### Short exercise
Leave the pictures out, and retype all of the material exactly as written.

### Material
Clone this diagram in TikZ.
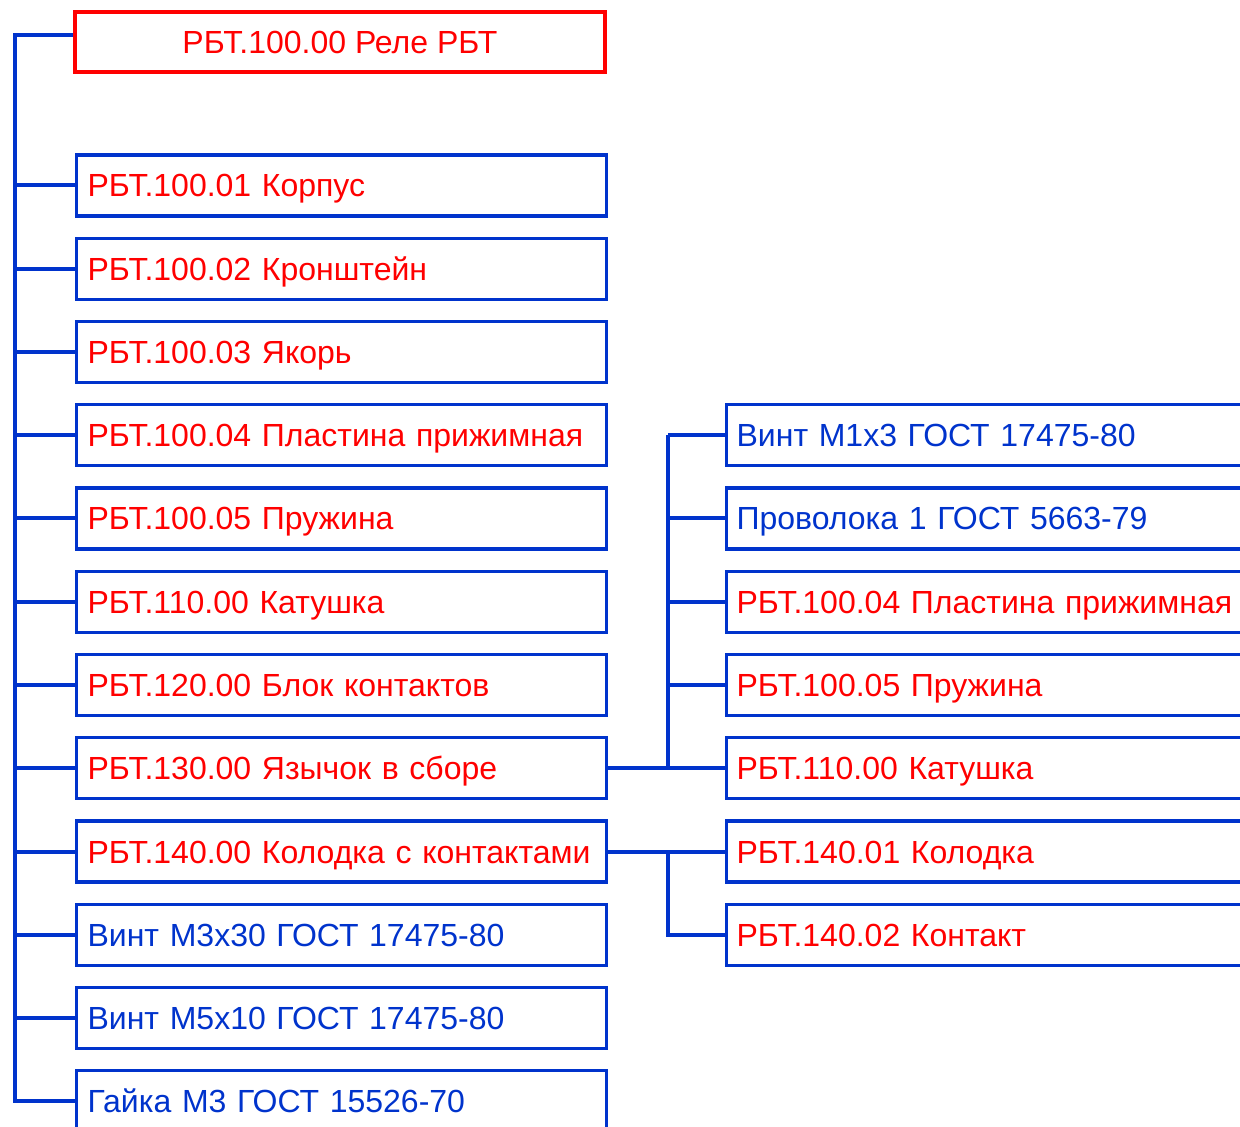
\documentclass[tikz,border=0pt]{standalone}
\usepackage{fontspec}
\setmainfont{Liberation Sans}
\usetikzlibrary{positioning}
\definecolor{lineblue}{RGB}{0,51,204}
\definecolor{partred}{RGB}{255,0,0}

\begin{document}
\begin{tikzpicture}[
    x=0.5pt, y=-0.5pt,
    font=\fontsize{16pt}{19pt}\selectfont,
    root/.style={draw=partred, line width=1.6pt, text=partred,
                 minimum width=265pt, minimum height=30pt, align=center,
                 text height=11.5pt, text depth=0pt},
    item/.style={draw=lineblue, line width=1.6pt, anchor=west,
                 text width=254pt, inner xsep=5.5pt, align=left,
                 minimum height=30.5pt, text height=11.5pt, text depth=0pt},
    sub/.style={item, text width=270pt, inner xsep=5pt},
    red/.style={text=partred},
    blue/.style={text=lineblue},
    link/.style={draw=lineblue, line width=2pt},
  ]
    \useasboundingbox (0,0) rectangle (1240,1127);
    \clip (0,0) rectangle (1240,1127);
    % assembly
    \node[root] (p00) at (340,42) {РБТ.100.00 Реле РБТ};
    % parts of the assembly
    \node[item,red]  (p01) at (75,185.5)  {РБТ.100.01 Корпус};
    \node[item,red]  (p02) at (75,268.75) {РБТ.100.02 Кронштейн};
    \node[item,red]  (p03) at (75,352)    {РБТ.100.03 Якорь};
    \node[item,red]  (p04) at (75,435.25) {РБТ.100.04 Пластина прижимная};
    \node[item,red]  (p05) at (75,518.5)  {РБТ.100.05 Пружина};
    \node[item,red]  (p06) at (75,601.75) {РБТ.110.00 Катушка};
    \node[item,red]  (p07) at (75,685)    {РБТ.120.00 Блок контактов};
    \node[item,red]  (p08) at (75,768.25) {РБТ.130.00 Язычок в сборе};
    \node[item,red]  (p09) at (75,851.5)  {РБТ.140.00 Колодка с контактами};
    \node[item,blue] (p10) at (75,934.75) {Винт М3х30 ГОСТ 17475-80};
    \node[item,blue] (p11) at (75,1018)   {Винт М5х10 ГОСТ 17475-80};
    \node[item,blue] (p12) at (75,1101.25){Гайка М3 ГОСТ 15526-70};
    % parts of the sub-assemblies
    \node[sub,blue] (q1) at (725,435.25) {Винт М1х3 ГОСТ 17475-80};
    \node[sub,blue] (q2) at (725,518.5)  {Проволока 1 ГОСТ 5663-79};
    \node[sub,red]  (q3) at (725,601.75) {РБТ.100.04 Пластина прижимная};
    \node[sub,red]  (q4) at (725,685)    {РБТ.100.05 Пружина};
    \node[sub,red]  (q5) at (725,768.25) {РБТ.110.00 Катушка};
    \node[sub,red]  (q6) at (725,851.5)  {РБТ.140.01 Колодка};
    \node[sub,red]  (q7) at (725,934.75) {РБТ.140.02 Контакт};
    % main trunk
    \coordinate (t0) at (15,35);
    \path[link] (t0 -| p00.west) -- (t0) -- (t0 |- p12.west) -- (p12.west);
    \foreach \p in {p01,p02,p03,p04,p05,p06,p07,p08,p09,p10,p11}
      \draw[link] (t0 |- \p.west) -- (\p.west);
    % branch of the reed assembly
    \draw[link] (p08.east) -- ++(60,0) coordinate (j1);
    \draw[link] (j1 |- q1.west) -- (j1);
    \foreach \q in {q1,q2,q3,q4,q5}
      \draw[link] (j1 |- \q.west) -- (\q.west);
    % branch of the terminal block
    \draw[link] (p09.east) -- ++(60,0) coordinate (j2);
    \draw[link] (j2) -- (j2 |- q7.west) -- (q7.west);
    \draw[link] (j2) -- (q6.west);
  \end{tikzpicture}
\end{document}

### The result
Clone this diagram in TikZ.
\documentclass[tikz,border=0pt]{standalone}
\usepackage{fontspec}
\setmainfont{Liberation Sans}
\usetikzlibrary{positioning}
\definecolor{lineblue}{RGB}{0,51,204}
\definecolor{partred}{RGB}{255,0,0}

\begin{document}
\begin{tikzpicture}[
    x=0.5pt, y=-0.5pt,
    font=\fontsize{16pt}{19pt}\selectfont,
    root/.style={draw=partred, line width=1.6pt, text=partred,
                 minimum width=265pt, minimum height=30pt, align=center,
                 text height=11.5pt, text depth=0pt},
    item/.style={draw=lineblue, line width=1.6pt, anchor=west,
                 text width=254pt, inner xsep=5.5pt, align=left,
                 minimum height=30.5pt, text height=11.5pt, text depth=0pt},
    sub/.style={item, text width=270pt, inner xsep=5pt},
    red/.style={text=partred},
    blue/.style={text=lineblue},
    link/.style={draw=lineblue, line width=2pt},
  ]
    \useasboundingbox (0,0) rectangle (1240,1127);
    \clip (0,0) rectangle (1240,1127);
    % assembly
    \node[root] (p00) at (340,42) {РБТ.100.00 Реле РБТ};
    % parts of the assembly
    \node[item,red]  (p01) at (75,185.5)  {РБТ.100.01 Корпус};
    \node[item,red]  (p02) at (75,268.75) {РБТ.100.02 Кронштейн};
    \node[item,red]  (p03) at (75,352)    {РБТ.100.03 Якорь};
    \node[item,red]  (p04) at (75,435.25) {РБТ.100.04 Пластина прижимная};
    \node[item,red]  (p05) at (75,518.5)  {РБТ.100.05 Пружина};
    \node[item,red]  (p06) at (75,601.75) {РБТ.110.00 Катушка};
    \node[item,red]  (p07) at (75,685)    {РБТ.120.00 Блок контактов};
    \node[item,red]  (p08) at (75,768.25) {РБТ.130.00 Язычок в сборе};
    \node[item,red]  (p09) at (75,851.5)  {РБТ.140.00 Колодка с контактами};
    \node[item,blue] (p10) at (75,934.75) {Винт М3х30 ГОСТ 17475-80};
    \node[item,blue] (p11) at (75,1018)   {Винт М5х10 ГОСТ 17475-80};
    \node[item,blue] (p12) at (75,1101.25){Гайка М3 ГОСТ 15526-70};
    % parts of the sub-assemblies
    \node[sub,blue] (q1) at (725,435.25) {Винт М1х3 ГОСТ 17475-80};
    \node[sub,blue] (q2) at (725,518.5)  {Проволока 1 ГОСТ 5663-79};
    \node[sub,red]  (q3) at (725,601.75) {РБТ.100.04 Пластина прижимная};
    \node[sub,red]  (q4) at (725,685)    {РБТ.100.05 Пружина};
    \node[sub,red]  (q5) at (725,768.25) {РБТ.110.00 Катушка};
    \node[sub,red]  (q6) at (725,851.5)  {РБТ.140.01 Колодка};
    \node[sub,red]  (q7) at (725,934.75) {РБТ.140.02 Контакт};
    % main trunk
    \coordinate (t0) at (15,35);
    \path[link] (t0 -| p00.west) -- (t0) -- (t0 |- p12.west) -- (p12.west);
    \foreach \p in {p01,p02,p03,p04,p05,p06,p07,p08,p09,p10,p11}
      \draw[link] (t0 |- \p.west) -- (\p.west);
    % branch of the reed assembly
    \draw[link] (p08.east) -- ++(60,0) coordinate (j1);
    \draw[link] (j1 |- q1.west) -- (j1);
    \foreach \q in {q1,q2,q3,q4,q5}
      \draw[link] (j1 |- \q.west) -- (\q.west);
    % branch of the terminal block
    \draw[link] (p09.east) -- ++(60,0) coordinate (j2);
    \draw[link] (j2) -- (j2 |- q7.west) -- (q7.west);
    \draw[link] (j2) -- (q6.west);
  \end{tikzpicture}
\end{document}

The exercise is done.